Beans, whole grains, fruit, and vegetables all sounds awfully virtuous, but with recipes like Pasta with Red Peppers and Shrimp Sauce, CHopped Salad with Thai Flavors, or Stuffed Pizza with Broccoli, White Beans, and Sausage, you’re hardly going to suffer. And after a while, all that stuff in the boxes in the center of the supermarket won’t even register as food; it’s more like product.
And that product that we mistake for food–one third of our calories come from snack foods, and seven percent of our daily calories come from soda. Transfat may have been engineered out of that food product, but plenty of other chemicals remain.
Bittman helps you get started by setting up a pantry that includes staples like pastas, grains, beans, tuna, anchovies, canned tomatoes, eggs, bacon, cream, and butter.
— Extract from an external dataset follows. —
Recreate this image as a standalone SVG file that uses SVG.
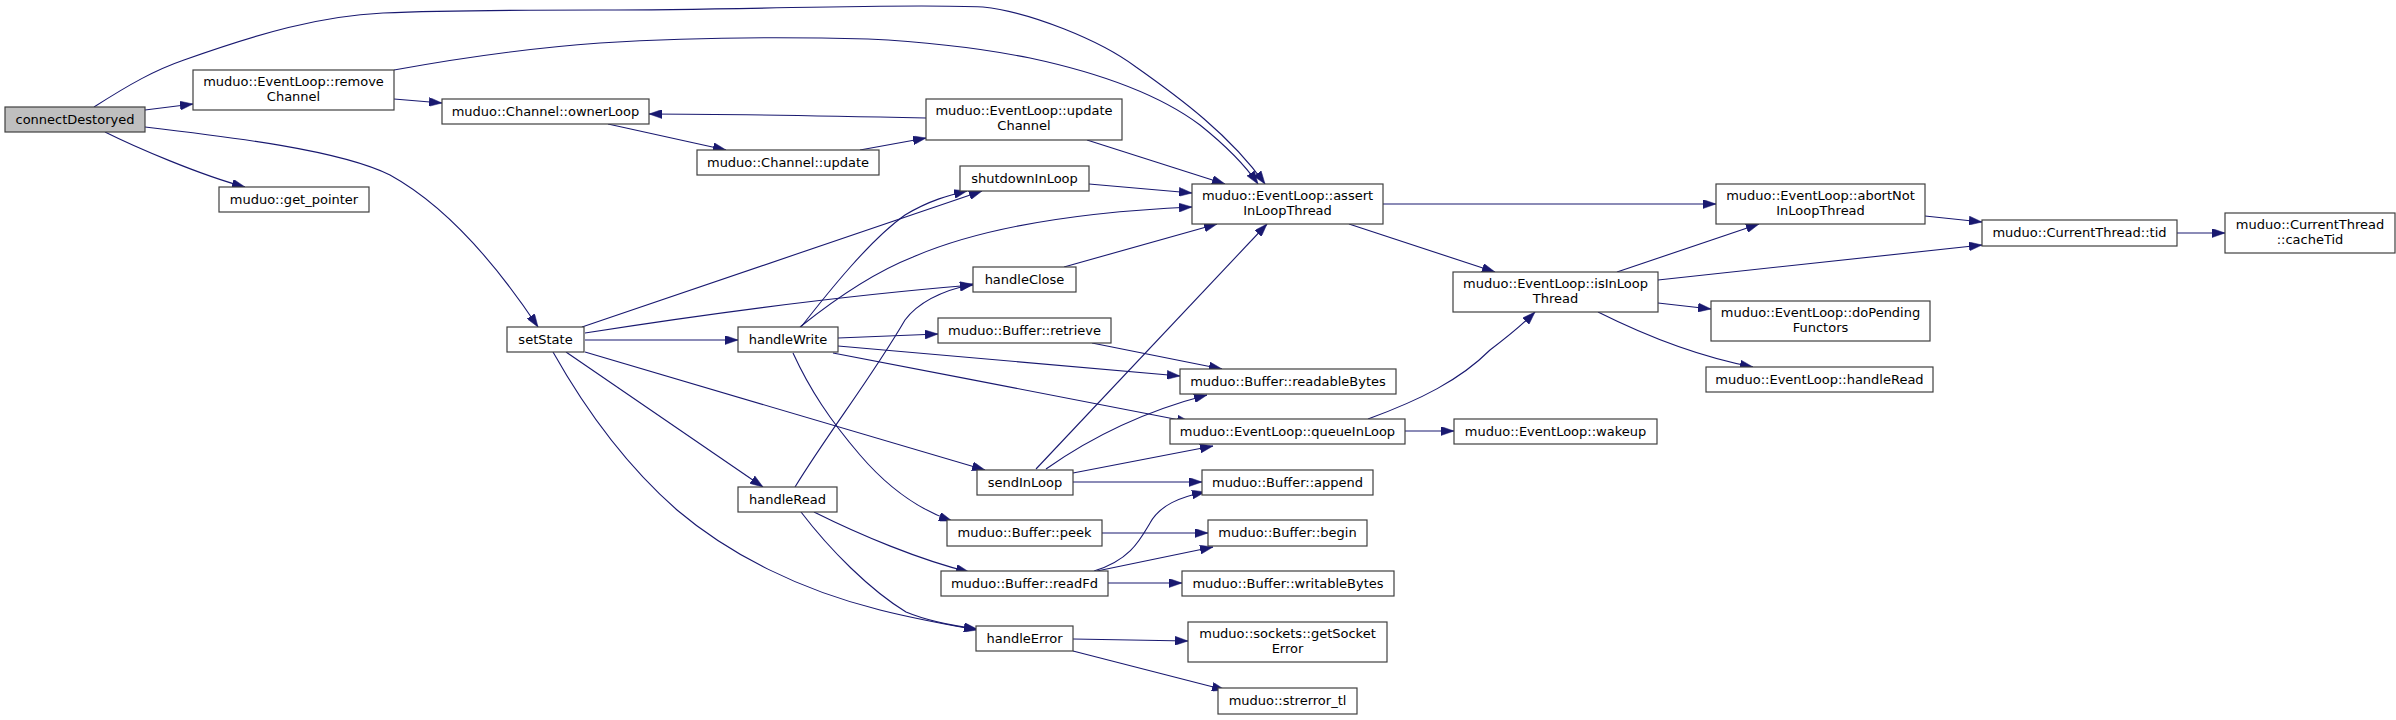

This hardly sounds like denial and Bittman points out that the bacon is used as a condiment, as the others create flavorful bases for the dishes.
And following through, their are no chapters on meat, poultry, or fish, which are instead distributed throughout the book, just as they should be in your cooking.
So whether you’re thinking about your wallet or your waistline, Bittman’s latest book will make you a better, more intuitive cook and will give you a new appreciation for actual food.